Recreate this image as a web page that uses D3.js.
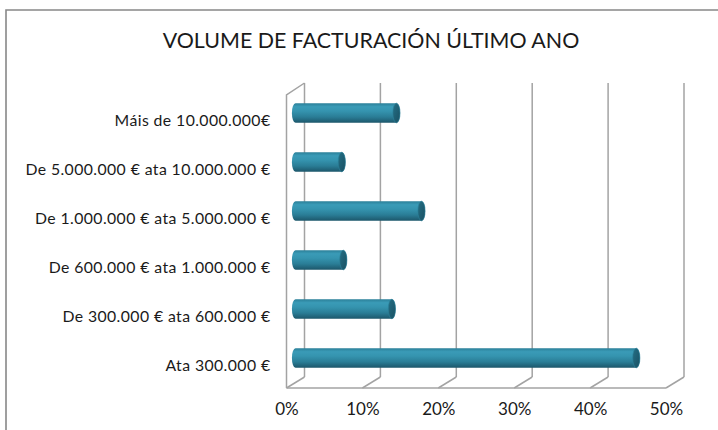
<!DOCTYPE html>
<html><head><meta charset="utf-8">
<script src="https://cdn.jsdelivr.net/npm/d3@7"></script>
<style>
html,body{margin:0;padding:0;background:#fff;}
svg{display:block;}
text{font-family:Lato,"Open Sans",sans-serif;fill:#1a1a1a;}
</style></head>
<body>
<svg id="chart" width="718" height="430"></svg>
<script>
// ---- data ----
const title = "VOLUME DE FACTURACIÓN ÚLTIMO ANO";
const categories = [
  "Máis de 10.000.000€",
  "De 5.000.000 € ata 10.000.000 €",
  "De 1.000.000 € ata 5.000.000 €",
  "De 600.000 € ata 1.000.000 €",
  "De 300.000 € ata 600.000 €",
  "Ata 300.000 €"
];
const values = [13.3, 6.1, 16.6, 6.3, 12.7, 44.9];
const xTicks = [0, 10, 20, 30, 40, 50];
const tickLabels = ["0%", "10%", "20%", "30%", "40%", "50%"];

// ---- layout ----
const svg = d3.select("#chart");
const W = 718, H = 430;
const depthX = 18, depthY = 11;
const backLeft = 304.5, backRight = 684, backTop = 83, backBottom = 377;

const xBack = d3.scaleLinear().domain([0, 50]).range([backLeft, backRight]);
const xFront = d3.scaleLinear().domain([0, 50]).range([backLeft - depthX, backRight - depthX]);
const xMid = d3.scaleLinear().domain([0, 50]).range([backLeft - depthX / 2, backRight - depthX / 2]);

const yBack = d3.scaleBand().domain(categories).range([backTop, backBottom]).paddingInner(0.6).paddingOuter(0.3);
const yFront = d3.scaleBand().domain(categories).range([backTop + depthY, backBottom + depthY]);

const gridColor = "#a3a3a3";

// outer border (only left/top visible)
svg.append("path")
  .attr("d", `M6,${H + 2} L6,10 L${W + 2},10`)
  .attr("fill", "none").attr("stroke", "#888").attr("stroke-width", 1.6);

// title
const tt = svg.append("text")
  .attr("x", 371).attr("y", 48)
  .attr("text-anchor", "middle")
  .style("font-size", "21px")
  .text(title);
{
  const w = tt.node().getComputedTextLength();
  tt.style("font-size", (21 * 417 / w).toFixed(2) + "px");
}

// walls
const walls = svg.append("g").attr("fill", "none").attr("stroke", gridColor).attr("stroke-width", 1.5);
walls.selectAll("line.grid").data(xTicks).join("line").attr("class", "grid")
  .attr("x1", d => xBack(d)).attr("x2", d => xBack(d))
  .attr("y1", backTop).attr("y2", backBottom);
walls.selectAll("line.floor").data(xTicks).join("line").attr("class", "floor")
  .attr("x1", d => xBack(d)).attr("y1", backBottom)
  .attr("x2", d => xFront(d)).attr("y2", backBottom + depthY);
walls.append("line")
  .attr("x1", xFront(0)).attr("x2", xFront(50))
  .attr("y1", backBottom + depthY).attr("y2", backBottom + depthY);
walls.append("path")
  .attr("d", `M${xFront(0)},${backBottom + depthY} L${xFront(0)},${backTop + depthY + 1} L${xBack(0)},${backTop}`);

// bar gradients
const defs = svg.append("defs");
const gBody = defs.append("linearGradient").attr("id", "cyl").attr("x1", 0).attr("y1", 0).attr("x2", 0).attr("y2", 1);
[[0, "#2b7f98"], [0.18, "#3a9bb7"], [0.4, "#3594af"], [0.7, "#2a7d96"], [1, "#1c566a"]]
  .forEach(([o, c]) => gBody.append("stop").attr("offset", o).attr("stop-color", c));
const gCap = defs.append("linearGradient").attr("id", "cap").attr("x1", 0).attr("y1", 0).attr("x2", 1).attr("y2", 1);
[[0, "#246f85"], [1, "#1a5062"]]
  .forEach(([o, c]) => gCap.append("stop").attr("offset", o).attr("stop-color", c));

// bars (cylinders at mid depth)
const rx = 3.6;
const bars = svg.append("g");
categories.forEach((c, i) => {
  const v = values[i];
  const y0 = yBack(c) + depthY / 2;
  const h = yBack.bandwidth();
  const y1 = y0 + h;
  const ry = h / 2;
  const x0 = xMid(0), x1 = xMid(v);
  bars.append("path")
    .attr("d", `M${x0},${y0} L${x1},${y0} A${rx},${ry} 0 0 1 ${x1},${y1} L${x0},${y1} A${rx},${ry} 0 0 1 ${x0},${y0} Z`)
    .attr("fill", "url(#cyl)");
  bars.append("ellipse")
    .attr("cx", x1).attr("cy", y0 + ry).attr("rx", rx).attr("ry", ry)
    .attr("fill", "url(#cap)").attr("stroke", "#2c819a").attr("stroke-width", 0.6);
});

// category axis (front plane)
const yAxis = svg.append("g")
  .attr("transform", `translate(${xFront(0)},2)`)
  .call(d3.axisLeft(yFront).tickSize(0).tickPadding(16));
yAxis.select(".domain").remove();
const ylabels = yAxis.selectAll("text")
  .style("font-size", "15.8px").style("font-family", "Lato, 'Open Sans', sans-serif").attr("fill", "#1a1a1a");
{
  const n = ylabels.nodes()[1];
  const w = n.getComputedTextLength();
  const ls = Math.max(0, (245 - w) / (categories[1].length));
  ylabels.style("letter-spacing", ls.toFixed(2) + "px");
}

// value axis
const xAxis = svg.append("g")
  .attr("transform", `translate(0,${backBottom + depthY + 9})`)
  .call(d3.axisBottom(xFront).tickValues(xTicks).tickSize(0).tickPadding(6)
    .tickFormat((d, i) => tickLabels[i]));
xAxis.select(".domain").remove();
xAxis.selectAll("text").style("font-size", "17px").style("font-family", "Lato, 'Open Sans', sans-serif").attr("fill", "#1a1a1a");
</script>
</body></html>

*Exercise prompt*
Give the material again exactly as it is, but keep the pictures out.

*Answer below*
Recreate this image as a web page that uses D3.js.
<!DOCTYPE html>
<html><head><meta charset="utf-8">
<script src="https://cdn.jsdelivr.net/npm/d3@7"></script>
<style>
html,body{margin:0;padding:0;background:#fff;}
svg{display:block;}
text{font-family:Lato,"Open Sans",sans-serif;fill:#1a1a1a;}
</style></head>
<body>
<svg id="chart" width="718" height="430"></svg>
<script>
// ---- data ----
const title = "VOLUME DE FACTURACIÓN ÚLTIMO ANO";
const categories = [
  "Máis de 10.000.000€",
  "De 5.000.000 € ata 10.000.000 €",
  "De 1.000.000 € ata 5.000.000 €",
  "De 600.000 € ata 1.000.000 €",
  "De 300.000 € ata 600.000 €",
  "Ata 300.000 €"
];
const values = [13.3, 6.1, 16.6, 6.3, 12.7, 44.9];
const xTicks = [0, 10, 20, 30, 40, 50];
const tickLabels = ["0%", "10%", "20%", "30%", "40%", "50%"];

// ---- layout ----
const svg = d3.select("#chart");
const W = 718, H = 430;
const depthX = 18, depthY = 11;
const backLeft = 304.5, backRight = 684, backTop = 83, backBottom = 377;

const xBack = d3.scaleLinear().domain([0, 50]).range([backLeft, backRight]);
const xFront = d3.scaleLinear().domain([0, 50]).range([backLeft - depthX, backRight - depthX]);
const xMid = d3.scaleLinear().domain([0, 50]).range([backLeft - depthX / 2, backRight - depthX / 2]);

const yBack = d3.scaleBand().domain(categories).range([backTop, backBottom]).paddingInner(0.6).paddingOuter(0.3);
const yFront = d3.scaleBand().domain(categories).range([backTop + depthY, backBottom + depthY]);

const gridColor = "#a3a3a3";

// outer border (only left/top visible)
svg.append("path")
  .attr("d", `M6,${H + 2} L6,10 L${W + 2},10`)
  .attr("fill", "none").attr("stroke", "#888").attr("stroke-width", 1.6);

// title
const tt = svg.append("text")
  .attr("x", 371).attr("y", 48)
  .attr("text-anchor", "middle")
  .style("font-size", "21px")
  .text(title);
{
  const w = tt.node().getComputedTextLength();
  tt.style("font-size", (21 * 417 / w).toFixed(2) + "px");
}

// walls
const walls = svg.append("g").attr("fill", "none").attr("stroke", gridColor).attr("stroke-width", 1.5);
walls.selectAll("line.grid").data(xTicks).join("line").attr("class", "grid")
  .attr("x1", d => xBack(d)).attr("x2", d => xBack(d))
  .attr("y1", backTop).attr("y2", backBottom);
walls.selectAll("line.floor").data(xTicks).join("line").attr("class", "floor")
  .attr("x1", d => xBack(d)).attr("y1", backBottom)
  .attr("x2", d => xFront(d)).attr("y2", backBottom + depthY);
walls.append("line")
  .attr("x1", xFront(0)).attr("x2", xFront(50))
  .attr("y1", backBottom + depthY).attr("y2", backBottom + depthY);
walls.append("path")
  .attr("d", `M${xFront(0)},${backBottom + depthY} L${xFront(0)},${backTop + depthY + 1} L${xBack(0)},${backTop}`);

// bar gradients
const defs = svg.append("defs");
const gBody = defs.append("linearGradient").attr("id", "cyl").attr("x1", 0).attr("y1", 0).attr("x2", 0).attr("y2", 1);
[[0, "#2b7f98"], [0.18, "#3a9bb7"], [0.4, "#3594af"], [0.7, "#2a7d96"], [1, "#1c566a"]]
  .forEach(([o, c]) => gBody.append("stop").attr("offset", o).attr("stop-color", c));
const gCap = defs.append("linearGradient").attr("id", "cap").attr("x1", 0).attr("y1", 0).attr("x2", 1).attr("y2", 1);
[[0, "#246f85"], [1, "#1a5062"]]
  .forEach(([o, c]) => gCap.append("stop").attr("offset", o).attr("stop-color", c));

// bars (cylinders at mid depth)
const rx = 3.6;
const bars = svg.append("g");
categories.forEach((c, i) => {
  const v = values[i];
  const y0 = yBack(c) + depthY / 2;
  const h = yBack.bandwidth();
  const y1 = y0 + h;
  const ry = h / 2;
  const x0 = xMid(0), x1 = xMid(v);
  bars.append("path")
    .attr("d", `M${x0},${y0} L${x1},${y0} A${rx},${ry} 0 0 1 ${x1},${y1} L${x0},${y1} A${rx},${ry} 0 0 1 ${x0},${y0} Z`)
    .attr("fill", "url(#cyl)");
  bars.append("ellipse")
    .attr("cx", x1).attr("cy", y0 + ry).attr("rx", rx).attr("ry", ry)
    .attr("fill", "url(#cap)").attr("stroke", "#2c819a").attr("stroke-width", 0.6);
});

// category axis (front plane)
const yAxis = svg.append("g")
  .attr("transform", `translate(${xFront(0)},2)`)
  .call(d3.axisLeft(yFront).tickSize(0).tickPadding(16));
yAxis.select(".domain").remove();
const ylabels = yAxis.selectAll("text")
  .style("font-size", "15.8px").style("font-family", "Lato, 'Open Sans', sans-serif").attr("fill", "#1a1a1a");
{
  const n = ylabels.nodes()[1];
  const w = n.getComputedTextLength();
  const ls = Math.max(0, (245 - w) / (categories[1].length));
  ylabels.style("letter-spacing", ls.toFixed(2) + "px");
}

// value axis
const xAxis = svg.append("g")
  .attr("transform", `translate(0,${backBottom + depthY + 9})`)
  .call(d3.axisBottom(xFront).tickValues(xTicks).tickSize(0).tickPadding(6)
    .tickFormat((d, i) => tickLabels[i]));
xAxis.select(".domain").remove();
xAxis.selectAll("text").style("font-size", "17px").style("font-family", "Lato, 'Open Sans', sans-serif").attr("fill", "#1a1a1a");
</script>
</body></html>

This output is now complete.